Dreams and the unconscious

“The general function of dreams is to try to restore our psychological balance by producing dream material that re-establishes, in a subtle way, the total psychic equilibrium.”
C.G Jung, Man and His Symbols

I’m amazed, but mostly baffled, about the way the unconscious operates. Carl Jung emphasised how little we know about it and how important it is to learn more and to engage constructively with it.
Only a few days ago I had a powerful experience that caused me to reflect about dreams and the unconscious. My partner and I were on holiday in far-north Australia and wanted to see the Great Barrier Reef, so we joined a half-day boat tour for snorkelling and whale watching. I’d never been snorkelling and I’m not a confident swimmer – I learnt the very basics in a few days on my own in a hotel swimming pool when I was nine and still need to feel the bottom with my feet or hold on to something after a few strokes. Our guide said that would not be a problem because he had devices to keep me afloat.   
After we made it to the reef and the other tourists jumped into the water with their snorkelling gear, I plunged in – and panicked. I don’t know what I was expecting, but the deep water and the idea of somehow floating while breathing through a strange plastic mask suddenly brought on fear. I gulped sea water and managed to grab the steps of the boat. My partner and the guide were good. They coaxed me into holding on to a life ring, which the guide then pulled through the water as I learnt how to breathe through the snorkel. And within a few minutes I was actually seeing the reef, gradually relaxing in the water.    
My partner and I found it difficult to talk about the experience afterwards. I was embarrassed and needed time to digest and integrate. That night we had broken sleep with disturbing dreams: mine were a mishmash of images, a collage of strange visions and fragmented energies. Though none of them were clear to me, I connected them to my hapless time in the water. A small trauma, a little wound had been created, and the psyche was responding. As Jung pointed out, the unconscious, through dreams, acts as a kind of balancing pole to keep the total mind in equilibrium. Our ego, the personality we present to the world, is in fact quite fragile; beyond it is the vast and largely mysterious unconscious. The ego is subject to myriad stimulations and phenomena every day, all of them registering in some way in the personal unconscious. If we are generally stable in ourselves and in our lives the ego can be solid and firm, but it is always subject to upset or imbalance. New experience is one of the main ways to tip us over.
Unless the ego is mature and flexible, open enough to embrace or relate playfully with new experience, it can be knocked off balance. In that case the unconscious arrives to fill the breach, with its assorted bag of fears, irrationalities and dreams. It is the instinctive and primal counterforce to the developed rationality of the ego. Some experiences of course are just too strong to be absorbed gracefully by the individual ego – on the extreme end I think of wars and natural disasters, which can fracture the psyche and lead to long-lasting imbalances where the unconscious has too much power over a personality. 
Developing a constructive relationship with the unconscious is an important function of psychology.

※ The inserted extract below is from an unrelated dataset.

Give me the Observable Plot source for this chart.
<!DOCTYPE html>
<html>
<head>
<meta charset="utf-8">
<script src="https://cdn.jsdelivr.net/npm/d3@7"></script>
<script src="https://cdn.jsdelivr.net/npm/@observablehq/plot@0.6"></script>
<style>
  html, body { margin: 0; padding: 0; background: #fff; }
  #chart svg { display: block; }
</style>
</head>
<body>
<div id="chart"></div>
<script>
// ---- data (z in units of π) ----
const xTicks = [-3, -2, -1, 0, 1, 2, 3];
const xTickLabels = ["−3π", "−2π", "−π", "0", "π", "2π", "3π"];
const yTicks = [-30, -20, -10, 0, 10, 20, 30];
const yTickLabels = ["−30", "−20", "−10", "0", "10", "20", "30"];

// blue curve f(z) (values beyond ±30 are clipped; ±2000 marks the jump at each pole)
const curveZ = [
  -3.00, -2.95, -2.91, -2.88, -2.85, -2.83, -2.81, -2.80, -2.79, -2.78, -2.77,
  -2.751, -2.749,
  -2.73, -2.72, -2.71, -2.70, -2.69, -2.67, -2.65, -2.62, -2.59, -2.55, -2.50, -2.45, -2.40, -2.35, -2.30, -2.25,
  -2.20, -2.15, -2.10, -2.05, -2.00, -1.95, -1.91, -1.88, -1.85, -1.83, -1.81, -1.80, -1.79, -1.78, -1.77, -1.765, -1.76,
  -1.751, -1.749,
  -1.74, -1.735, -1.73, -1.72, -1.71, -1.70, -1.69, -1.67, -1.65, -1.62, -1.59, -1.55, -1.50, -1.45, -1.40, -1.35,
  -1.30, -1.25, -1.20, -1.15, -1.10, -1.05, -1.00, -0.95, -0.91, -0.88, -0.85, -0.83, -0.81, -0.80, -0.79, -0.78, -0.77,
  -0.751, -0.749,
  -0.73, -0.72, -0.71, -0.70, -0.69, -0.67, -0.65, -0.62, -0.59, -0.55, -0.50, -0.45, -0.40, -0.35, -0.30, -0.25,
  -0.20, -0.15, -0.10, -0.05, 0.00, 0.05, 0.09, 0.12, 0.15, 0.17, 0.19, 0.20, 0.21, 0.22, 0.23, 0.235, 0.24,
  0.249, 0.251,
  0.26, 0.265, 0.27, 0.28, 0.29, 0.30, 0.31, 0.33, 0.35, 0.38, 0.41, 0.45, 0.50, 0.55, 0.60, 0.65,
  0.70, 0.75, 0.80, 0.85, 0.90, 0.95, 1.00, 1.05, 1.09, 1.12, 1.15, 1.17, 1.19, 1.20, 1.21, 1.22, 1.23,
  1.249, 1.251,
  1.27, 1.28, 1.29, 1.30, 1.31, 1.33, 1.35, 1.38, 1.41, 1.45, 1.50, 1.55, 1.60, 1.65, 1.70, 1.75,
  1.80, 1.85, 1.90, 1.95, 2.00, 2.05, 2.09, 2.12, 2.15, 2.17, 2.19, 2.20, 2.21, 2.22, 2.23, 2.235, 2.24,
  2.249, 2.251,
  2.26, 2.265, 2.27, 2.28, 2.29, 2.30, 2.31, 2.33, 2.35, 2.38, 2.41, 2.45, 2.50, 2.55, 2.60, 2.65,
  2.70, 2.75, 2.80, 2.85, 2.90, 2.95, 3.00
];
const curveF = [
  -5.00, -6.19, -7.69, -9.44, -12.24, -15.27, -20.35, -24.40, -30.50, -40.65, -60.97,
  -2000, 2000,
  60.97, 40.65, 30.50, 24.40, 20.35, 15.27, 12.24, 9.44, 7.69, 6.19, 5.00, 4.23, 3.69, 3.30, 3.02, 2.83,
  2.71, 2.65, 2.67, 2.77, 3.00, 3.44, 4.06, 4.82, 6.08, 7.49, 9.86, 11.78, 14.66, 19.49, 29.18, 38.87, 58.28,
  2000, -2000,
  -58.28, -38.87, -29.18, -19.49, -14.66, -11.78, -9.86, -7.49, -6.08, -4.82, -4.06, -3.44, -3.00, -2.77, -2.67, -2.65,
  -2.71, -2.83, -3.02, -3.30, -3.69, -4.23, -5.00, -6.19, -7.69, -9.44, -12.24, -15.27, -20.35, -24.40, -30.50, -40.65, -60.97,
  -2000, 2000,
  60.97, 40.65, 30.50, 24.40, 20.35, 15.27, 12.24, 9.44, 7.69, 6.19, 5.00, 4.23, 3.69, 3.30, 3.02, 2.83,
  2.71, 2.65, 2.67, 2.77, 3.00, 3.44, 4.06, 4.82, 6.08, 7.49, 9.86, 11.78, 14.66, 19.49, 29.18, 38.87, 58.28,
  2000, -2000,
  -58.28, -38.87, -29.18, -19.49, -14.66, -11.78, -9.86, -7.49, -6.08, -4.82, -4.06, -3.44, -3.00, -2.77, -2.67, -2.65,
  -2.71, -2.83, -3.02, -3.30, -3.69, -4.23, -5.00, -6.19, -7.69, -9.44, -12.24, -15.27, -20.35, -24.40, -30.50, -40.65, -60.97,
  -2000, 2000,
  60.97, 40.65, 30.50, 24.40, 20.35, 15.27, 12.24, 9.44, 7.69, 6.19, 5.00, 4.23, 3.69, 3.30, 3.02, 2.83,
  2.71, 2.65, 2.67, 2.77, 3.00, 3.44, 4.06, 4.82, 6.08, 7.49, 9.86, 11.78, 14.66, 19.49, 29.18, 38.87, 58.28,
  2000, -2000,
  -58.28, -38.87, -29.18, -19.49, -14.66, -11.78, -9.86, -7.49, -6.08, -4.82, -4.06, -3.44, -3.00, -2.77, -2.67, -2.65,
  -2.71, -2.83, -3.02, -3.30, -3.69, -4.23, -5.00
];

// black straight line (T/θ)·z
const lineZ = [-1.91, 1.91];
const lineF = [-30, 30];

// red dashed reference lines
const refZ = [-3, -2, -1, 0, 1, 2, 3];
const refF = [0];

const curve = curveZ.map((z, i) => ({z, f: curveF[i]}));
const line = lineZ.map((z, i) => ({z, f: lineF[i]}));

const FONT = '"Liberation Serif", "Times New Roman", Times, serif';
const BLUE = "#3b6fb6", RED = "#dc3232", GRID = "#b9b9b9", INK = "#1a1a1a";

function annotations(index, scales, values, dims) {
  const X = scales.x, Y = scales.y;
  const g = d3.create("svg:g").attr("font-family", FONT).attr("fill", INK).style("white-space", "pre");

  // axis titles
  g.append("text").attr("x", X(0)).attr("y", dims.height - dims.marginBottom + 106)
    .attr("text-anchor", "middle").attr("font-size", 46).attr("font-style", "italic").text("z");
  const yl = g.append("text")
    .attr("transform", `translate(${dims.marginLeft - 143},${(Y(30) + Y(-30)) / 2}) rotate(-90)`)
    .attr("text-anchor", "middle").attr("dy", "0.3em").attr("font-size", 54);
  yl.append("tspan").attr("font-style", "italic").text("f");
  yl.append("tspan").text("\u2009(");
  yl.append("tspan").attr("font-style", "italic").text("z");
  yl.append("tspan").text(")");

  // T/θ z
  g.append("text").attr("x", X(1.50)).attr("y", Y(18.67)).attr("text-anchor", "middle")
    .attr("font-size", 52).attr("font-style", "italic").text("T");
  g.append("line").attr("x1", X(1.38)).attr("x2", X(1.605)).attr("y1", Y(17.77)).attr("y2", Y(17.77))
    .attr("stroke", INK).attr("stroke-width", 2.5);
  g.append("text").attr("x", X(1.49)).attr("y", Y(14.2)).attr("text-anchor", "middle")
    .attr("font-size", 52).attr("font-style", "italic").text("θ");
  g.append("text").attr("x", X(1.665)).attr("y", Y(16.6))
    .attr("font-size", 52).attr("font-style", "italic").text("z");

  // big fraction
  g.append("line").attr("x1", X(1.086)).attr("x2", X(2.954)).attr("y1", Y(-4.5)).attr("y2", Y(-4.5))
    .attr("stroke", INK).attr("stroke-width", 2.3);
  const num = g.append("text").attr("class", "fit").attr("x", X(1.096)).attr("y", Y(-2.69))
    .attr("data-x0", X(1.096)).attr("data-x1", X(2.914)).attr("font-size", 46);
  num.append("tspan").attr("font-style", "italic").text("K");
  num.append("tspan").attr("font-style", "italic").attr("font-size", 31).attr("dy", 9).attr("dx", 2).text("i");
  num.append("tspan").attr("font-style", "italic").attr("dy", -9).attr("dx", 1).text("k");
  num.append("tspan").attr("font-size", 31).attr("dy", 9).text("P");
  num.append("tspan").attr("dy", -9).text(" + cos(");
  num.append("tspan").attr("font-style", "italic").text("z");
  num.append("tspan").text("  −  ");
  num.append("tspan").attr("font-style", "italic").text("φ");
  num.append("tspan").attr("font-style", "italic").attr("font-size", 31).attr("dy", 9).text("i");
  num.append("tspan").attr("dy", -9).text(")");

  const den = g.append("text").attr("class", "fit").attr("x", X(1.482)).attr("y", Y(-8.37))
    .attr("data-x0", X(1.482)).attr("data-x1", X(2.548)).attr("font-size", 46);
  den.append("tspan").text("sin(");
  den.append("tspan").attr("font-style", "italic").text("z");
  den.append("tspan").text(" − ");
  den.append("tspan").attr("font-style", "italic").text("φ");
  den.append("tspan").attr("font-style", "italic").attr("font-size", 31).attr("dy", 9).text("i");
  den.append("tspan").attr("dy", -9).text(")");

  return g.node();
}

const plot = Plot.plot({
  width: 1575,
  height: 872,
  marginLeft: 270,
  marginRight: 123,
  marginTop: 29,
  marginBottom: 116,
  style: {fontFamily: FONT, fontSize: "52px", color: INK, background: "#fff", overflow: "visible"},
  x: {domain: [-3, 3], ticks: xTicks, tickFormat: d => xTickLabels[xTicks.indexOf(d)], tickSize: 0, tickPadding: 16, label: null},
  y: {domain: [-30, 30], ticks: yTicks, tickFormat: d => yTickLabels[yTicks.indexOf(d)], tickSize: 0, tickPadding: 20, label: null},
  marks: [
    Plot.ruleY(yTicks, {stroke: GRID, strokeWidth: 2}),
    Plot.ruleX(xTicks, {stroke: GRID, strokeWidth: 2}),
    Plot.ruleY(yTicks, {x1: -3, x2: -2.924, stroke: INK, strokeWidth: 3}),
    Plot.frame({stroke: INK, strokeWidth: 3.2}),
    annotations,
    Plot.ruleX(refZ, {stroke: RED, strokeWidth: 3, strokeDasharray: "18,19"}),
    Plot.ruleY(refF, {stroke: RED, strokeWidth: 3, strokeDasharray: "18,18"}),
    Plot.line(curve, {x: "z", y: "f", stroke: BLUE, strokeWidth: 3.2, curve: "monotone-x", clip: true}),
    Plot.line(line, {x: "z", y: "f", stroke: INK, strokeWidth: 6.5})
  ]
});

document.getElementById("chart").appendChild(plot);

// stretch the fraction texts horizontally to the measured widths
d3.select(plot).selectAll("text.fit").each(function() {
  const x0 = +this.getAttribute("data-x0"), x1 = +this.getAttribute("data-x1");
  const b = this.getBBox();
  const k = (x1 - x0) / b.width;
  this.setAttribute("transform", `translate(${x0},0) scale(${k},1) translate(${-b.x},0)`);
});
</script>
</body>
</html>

Often we consign the most truthful and telling parts of ourselves to the far reaches of our mind, yet the unconscious continues to speak to us in dreams and other ways, providing balance to the total psyche. Its language is that of images and symbols, which is difficult for the ego, particularly one conditioned in a rationalist, scientific culture. I try to write down my dreams and make a stab of interpreting them, my method a simple one of image association. It’s not easy, the insights coming slowly over many years, but fascinating and rewarding nonetheless. An attitude of holding and accepting mystery is, I think, crucial. Jung was often at pains to point out that the unconscious needed to be taken seriously – we can’t afford to write off dreams, visions or the non-rational as unreal and unimportant – because it reveals so much about our inner selves. At the very least it demands to be noticed and given credence in our lives.